A few final mix-focused checks will save you a lot of headaches. Make sure the break isn’t overpowering the sub. Make sure the ghost notes are audible, but not distracting. Check whether the first drop section is too crowded. Watch the low mids with Spectrum or EQ Eight, and use Utility to keep the sub mono. Limiter should be a safety net, not a crutch. If the break is too sharp, tame it with a bit of saturation, dynamic control, or a gentle high shelf roll-off.
A couple of common mistakes to avoid here: don’t over-offset everything, don’t warp the life out of the break, don’t repeat one chop pattern for the entire track, and don’t let the bass fight the drums.

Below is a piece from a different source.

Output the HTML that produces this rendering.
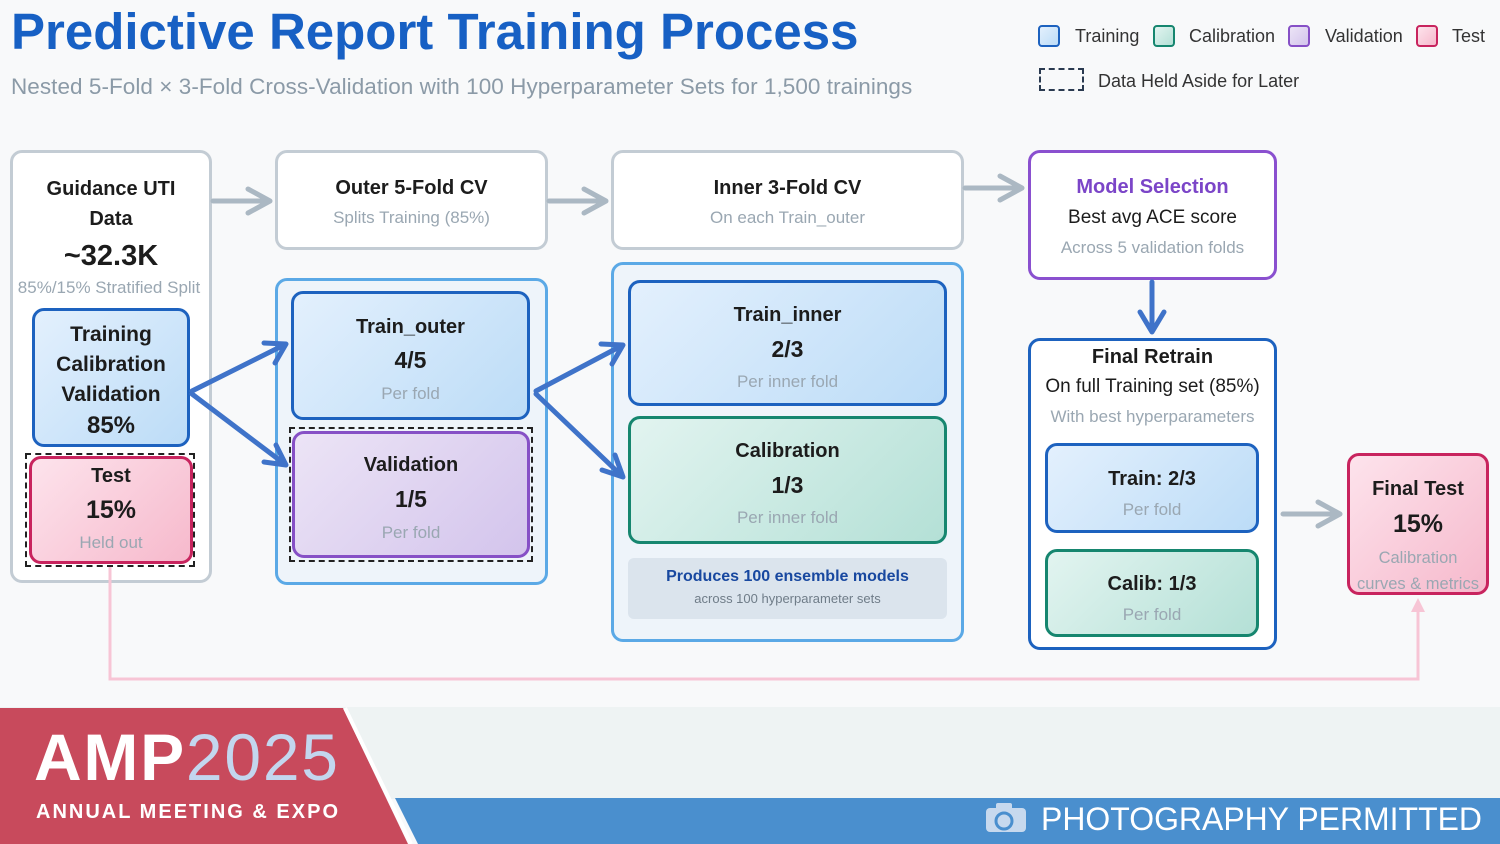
<!DOCTYPE html>
<html><head><meta charset="utf-8"><style>
*{box-sizing:border-box;margin:0;padding:0}
body{width:1500px;height:844px;position:relative;overflow:hidden;background:#f8f9fa;font-family:"Liberation Sans",Arial,sans-serif;color:#1c1c1c}
.a{position:absolute}
.box{position:absolute;border-radius:12px;text-align:center}
.w{background:#fff;border:3px solid #c3ccd4}
.tr{background:linear-gradient(135deg,#e3f0fd,#bcdcf7);border:3px solid #1d62bf}
.ca{background:linear-gradient(135deg,#e2f4f0,#b4e0d6);border:3px solid #16866f}
.va{background:linear-gradient(135deg,#ece4f6,#d3c4ec);border:3px solid #8650c6}
.te{background:linear-gradient(135deg,#fde3ec,#f6b9cc);border:3px solid #c8245e}
.b{font-weight:bold}
.g{color:#9aa7b2}
.leg{position:absolute;top:25px;width:22px;height:22px;border-radius:4px}
</style></head><body>
<div class="a b" style="left:11px;top:2px;font-size:51px;color:#1760c4;white-space:nowrap">Predictive Report Training Process</div>
<div class="a" style="left:11px;top:74px;font-size:22.5px;letter-spacing:0.05px;color:#8b9aa7;white-space:nowrap">Nested 5-Fold × 3-Fold Cross-Validation with 100 Hyperparameter Sets for 1,500 trainings</div>

<div class="leg tr" style="left:1038px;border-width:2px;border-radius:4px"></div><div class="a" style="left:1075px;top:26px;font-size:18px;color:#333">Training</div>
<div class="leg ca" style="left:1153px;border-width:2px;border-radius:4px"></div><div class="a" style="left:1189px;top:26px;font-size:18px;color:#333">Calibration</div>
<div class="leg va" style="left:1288px;border-width:2px;border-radius:4px"></div><div class="a" style="left:1325px;top:26px;font-size:18px;color:#333">Validation</div>
<div class="leg te" style="left:1416px;border-width:2px;border-radius:4px"></div><div class="a" style="left:1452px;top:26px;font-size:18px;color:#333">Test</div>
<div class="a" style="left:1039px;top:68px;width:45px;height:23px;border:2px dashed #2a3a50"></div><div class="a" style="left:1098px;top:71px;font-size:18px;color:#333">Data Held Aside for Later</div>

<!-- col1 -->
<div class="box w" style="left:10px;top:150px;width:202px;height:433px">
<div class="b" style="font-size:20px;line-height:30px;margin-top:21px">Guidance UTI<br>Data</div>
<div class="b" style="font-size:29px;margin-top:6px">~32.3K</div>
<div class="g" style="font-size:17px;margin-top:5px;white-space:nowrap;margin-left:-4px">85%/15% Stratified Split</div>
</div>
<div class="box tr" style="left:32px;top:308px;width:158px;height:139px;padding-top:9px"><div class="b" style="font-size:21px;line-height:30px">Training<br>Calibration<br>Validation</div><div class="b" style="font-size:24px;margin-top:2px">85%</div></div>
<div class="a" style="left:25px;top:453px;width:170px;height:114px;border:2px dashed #222"></div>
<div class="box te" style="left:29px;top:456px;width:164px;height:108px;padding-top:6px"><div class="b" style="font-size:20px">Test</div><div class="b" style="font-size:25px;margin-top:8px">15%</div><div class="g" style="font-size:17px;margin-top:8px">Held out</div></div>

<!-- col2 -->
<div class="box w" style="left:275px;top:150px;width:273px;height:100px;padding-top:24px"><div class="b" style="font-size:20px">Outer 5-Fold CV</div><div class="g" style="font-size:17px;margin-top:8px">Splits Training (85%)</div></div>
<div class="box" style="left:275px;top:278px;width:273px;height:307px;background:#eef4fa;border:3px solid #5ba9e6"></div>
<div class="box tr" style="left:291px;top:291px;width:239px;height:129px;padding-top:22px"><div class="b" style="font-size:20px">Train_outer</div><div class="b" style="font-size:23px;margin-top:8px">4/5</div><div class="g" style="font-size:17px;margin-top:10px">Per fold</div></div>
<div class="a" style="left:289px;top:427px;width:244px;height:135px;border:2px dashed #222"></div>
<div class="box va" style="left:292px;top:431px;width:238px;height:127px;padding-top:20px"><div class="b" style="font-size:20px">Validation</div><div class="b" style="font-size:23px;margin-top:9px">1/5</div><div class="g" style="font-size:17px;margin-top:10px">Per fold</div></div>

<!-- col3 -->
<div class="box w" style="left:611px;top:150px;width:353px;height:100px;padding-top:24px"><div class="b" style="font-size:20px">Inner 3-Fold CV</div><div class="g" style="font-size:17px;margin-top:8px">On each Train_outer</div></div>
<div class="box" style="left:611px;top:262px;width:353px;height:380px;background:#eef4fa;border:3px solid #5ba9e6"></div>
<div class="box tr" style="left:628px;top:280px;width:319px;height:126px;padding-top:21px"><div class="b" style="font-size:20px">Train_inner</div><div class="b" style="font-size:23px;margin-top:9px">2/3</div><div class="g" style="font-size:17px;margin-top:9px">Per inner fold</div></div>
<div class="box ca" style="left:628px;top:416px;width:319px;height:128px;padding-top:21px"><div class="b" style="font-size:20px">Calibration</div><div class="b" style="font-size:23px;margin-top:9px">1/3</div><div class="g" style="font-size:17px;margin-top:9px">Per inner fold</div></div>
<div class="box" style="left:628px;top:558px;width:319px;height:61px;background:#dbe4ed;border-radius:6px;padding-top:10px"><div class="b" style="font-size:16px;color:#1848a0">Produces 100 ensemble models</div><div style="font-size:13px;color:#6f7c88;margin-top:5px">across 100 hyperparameter sets</div></div>

<!-- col4 -->
<div class="box w" style="left:1028px;top:150px;width:249px;height:130px;border-color:#8a50cf;padding-top:23px"><div class="b" style="font-size:20px;color:#7b45c8">Model Selection</div><div style="font-size:19px;margin-top:8px">Best avg ACE score</div><div class="g" style="font-size:17px;margin-top:9px">Across 5 validation folds</div></div>
<div class="box w" style="left:1028px;top:338px;width:249px;height:312px;border-color:#1d62bf;padding-top:5px"><div class="b" style="font-size:20px">Final Retrain</div><div style="font-size:19px;margin-top:7px">On full Training set (85%)</div><div class="g" style="font-size:17px;margin-top:9px">With best hyperparameters</div></div>
<div class="box tr" style="left:1045px;top:443px;width:214px;height:90px;padding-top:22px"><div class="b" style="font-size:20px">Train: 2/3</div><div class="g" style="font-size:17px;margin-top:9px">Per fold</div></div>
<div class="box ca" style="left:1045px;top:549px;width:214px;height:88px;padding-top:21px"><div class="b" style="font-size:20px">Calib: 1/3</div><div class="g" style="font-size:17px;margin-top:9px">Per fold</div></div>

<div class="box te" style="left:1347px;top:453px;width:142px;height:142px;padding-top:22px"><div class="b" style="font-size:20px">Final Test</div><div class="b" style="font-size:25px;margin-top:9px">15%</div><div class="g" style="font-size:16.5px;margin-top:6px;line-height:26px;white-space:nowrap;margin-left:-4px;margin-right:-4px">Calibration<br>curves &amp; metrics</div></div>

<svg class="a" style="left:0;top:0" width="1500" height="844">
<g stroke="#abb8c3" stroke-width="5" fill="none" stroke-linecap="round" stroke-linejoin="round">
<path d="M213 201H270M248 189L270 201L248 213"/>
<path d="M549 201H606M584 189L606 201L584 213"/>
<path d="M965 188H1022M1000 176L1022 188L1000 200"/>
<path d="M1283 514H1340M1318 502L1340 514L1318 526"/>
</g>
<g stroke="#3f73c9" stroke-width="5" fill="none" stroke-linecap="round" stroke-linejoin="round">
<path d="M1152 282V332M1140 312L1152 332L1164 312"/>
<path d="M192 391L286 344M264 343L286 344L275 363"/>
<path d="M192 394L286 465M276 445L286 465L264 462"/>
<path d="M536 391L623 345M601 344L623 345L612 364"/>
<path d="M536 394L623 477M615 455L623 477L602 470"/>
</g>
<g stroke="#f7c5d5" stroke-width="3" fill="none">
<path d="M110 567V679H1418V605"/>
</g>
<path d="M1411 612L1418 598L1425 612Z" fill="#f7c5d5"/>
<!-- footer -->
<rect x="0" y="707" width="1500" height="92" fill="#eef3f3"/>
<polygon points="395,798 1500,798 1500,844 418,844" fill="#4a8fce"/>
<polygon points="0,708 343,708 408,844 0,844" fill="#c84a5c"/>
<line x1="345" y1="708" x2="411" y2="844" stroke="#fff" stroke-width="4"/>
<g fill="#c7d9ee"><rect x="986" y="808" width="40" height="24" rx="4"/><rect x="996" y="803" width="16" height="8" rx="2"/></g>
<circle cx="1004" cy="821" r="8" fill="none" stroke="#4a8fce" stroke-width="3"/>
<text x="34" y="780" font-family="Liberation Sans,Arial,sans-serif" font-weight="bold" font-size="66" fill="#fff" textLength="304">AMP<tspan font-weight="normal" fill="#c3d6ee">2025</tspan></text>
<text x="36" y="818" font-family="Liberation Sans,Arial,sans-serif" font-weight="bold" font-size="20" fill="#fff" textLength="302">ANNUAL MEETING &amp; EXPO</text>
<text x="1041" y="830" font-family="Liberation Sans,Arial,sans-serif" font-size="32" fill="#fff" textLength="441" lengthAdjust="spacingAndGlyphs">PHOTOGRAPHY PERMITTED</text>
</svg>
</body></html>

Also, don’t drown the whole thing in reverb and delay. The atmosphere should support the groove, not blur it.
If you want to push this even further, try treating the break like a live drummer. Listen for where the phrase naturally leans and where it feels stiff. Use mute decisions as arrangement tools. Resample your drum bus so you can compare a clean version, a saturated version, and an effects version. You can also render the bass to audio and blend a processed layer underneath the clean one for extra warehouse weight.
Here’s a good practice challenge: build an 8-bar jungle chop using one break source and one sub patch. Program a tight 2-bar rhythm with kick fragments, strong snares, and ghost hats. Offset a few notes on purpose. Duplicate it out to 8 bars and change something every 2 bars. Add a reverse chop, strip the drums for half a bar, automate a filter sweep, and let the section breathe. Then bounce it and listen on both headphones and speakers. Ask yourself whether the groove pulls forward and whether the offsets feel intentional.
The big takeaway is this: jungle chop arranging is about controlled instability. The groove should feel like it’s on the edge, but still locked in. That balance is the warehouse magic. Start with a strong break, slice it into playable pieces, offset the details with purpose, process the drums with restraint and character, and arrange the tune so it evolves with tension and release.
That’s how you turn a break into a record.